■ Raw data ■

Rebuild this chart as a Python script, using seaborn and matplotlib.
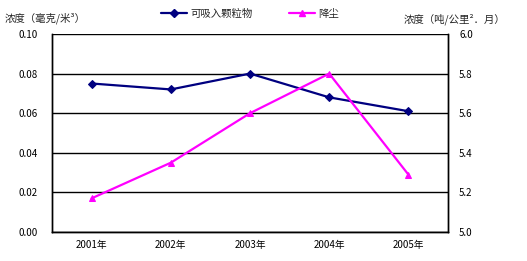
import matplotlib
matplotlib.use("Agg")
import matplotlib.pyplot as plt
import seaborn as sns
import pandas as pd
from matplotlib.lines import Line2D

years = ["2001年", "2002年", "2003年", "2004年", "2005年"]
pm = [0.075, 0.072, 0.080, 0.068, 0.061]
dust = [5.17, 5.35, 5.60, 5.80, 5.29]
left_ticks = [0.00, 0.02, 0.04, 0.06, 0.08, 0.10]
right_ticks = [5.0, 5.2, 5.4, 5.6, 5.8, 6.0]

sns.set_theme(style="white")
plt.rcParams['font.family'] = ['Noto Sans CJK SC', 'DejaVu Sans']

df = pd.DataFrame({"pos": range(len(years)), "year": years, "pm": pm, "dust": dust})

fig = plt.figure(figsize=(5.27, 2.61), dpi=100)
ax = fig.add_axes([52/527, 29/261, 396/527, 198/261])
ax2 = ax.twinx()

navy = "#000080"
mag = "#FF00FF"

sns.lineplot(data=df, x="pos", y="pm", ax=ax, color=navy, marker="D", markersize=4,
             markeredgecolor=navy, linewidth=1.6, legend=False)
sns.lineplot(data=df, x="pos", y="dust", ax=ax2, color=mag, marker="^", markersize=5,
             markeredgecolor=mag, linewidth=1.6, legend=False)

ax.set_xlim(-0.5, len(years) - 0.5)
ax.set_ylim(0, 0.10)
ax2.set_ylim(5.0, 6.0)
ax.set_yticks(left_ticks)
ax.set_yticklabels([f"{v:.2f}" for v in left_ticks])
ax2.set_yticks(right_ticks)
ax2.set_yticklabels([f"{v:.1f}" for v in right_ticks])
ax.set_xticks(range(len(years)))
ax.set_xticklabels(years)
ax.set_xticks([i + 0.5 for i in range(len(years) - 1)], minor=True)

ax.grid(axis="y", color="black", linewidth=1.0)
ax.set_axisbelow(True)
ax.set_xlabel("")
ax.set_ylabel("")
ax2.set_ylabel("")

for a in (ax, ax2):
    for s in a.spines.values():
        s.set_color("black")
        s.set_linewidth(1.0)
    a.spines["top"].set_visible(False)
ax.tick_params(axis="y", length=0, labelsize=7, pad=10, colors="black")
ax2.tick_params(axis="y", length=0, labelsize=7, pad=8, colors="black")
ax.tick_params(axis="x", which="major", length=0, labelsize=7, pad=6, colors="black")
ax.tick_params(axis="x", which="minor", length=3, direction="in", width=1, color="black")

fig.text(5/527, 1 - 18/261, "浓度（毫克/米³）", fontsize=7.5, va="center", ha="left")
fig.text(505/527, 1 - 19/261, "浓度（吨/公里²．月）", fontsize=7.5, va="center", ha="right")

handles = [
    Line2D([0], [0], color=navy, marker="D", markersize=4, linewidth=1.6),
    Line2D([0], [0], color=mag, marker="^", markersize=5, linewidth=1.6),
]
fig.legend(handles, ["可吸入颗粒物", "降尘"], loc="center", bbox_to_anchor=(250/527, 1 - 14/261),
           ncol=2, frameon=False, fontsize=7.5, handlelength=2.5, columnspacing=3.5,
           handletextpad=0.3)

fig.savefig("out.png", dpi=100)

■ Goal ■
Work through the data and report how many of its lines hold the word "matplotlib", giving only the figure.

■ Solution below ■
5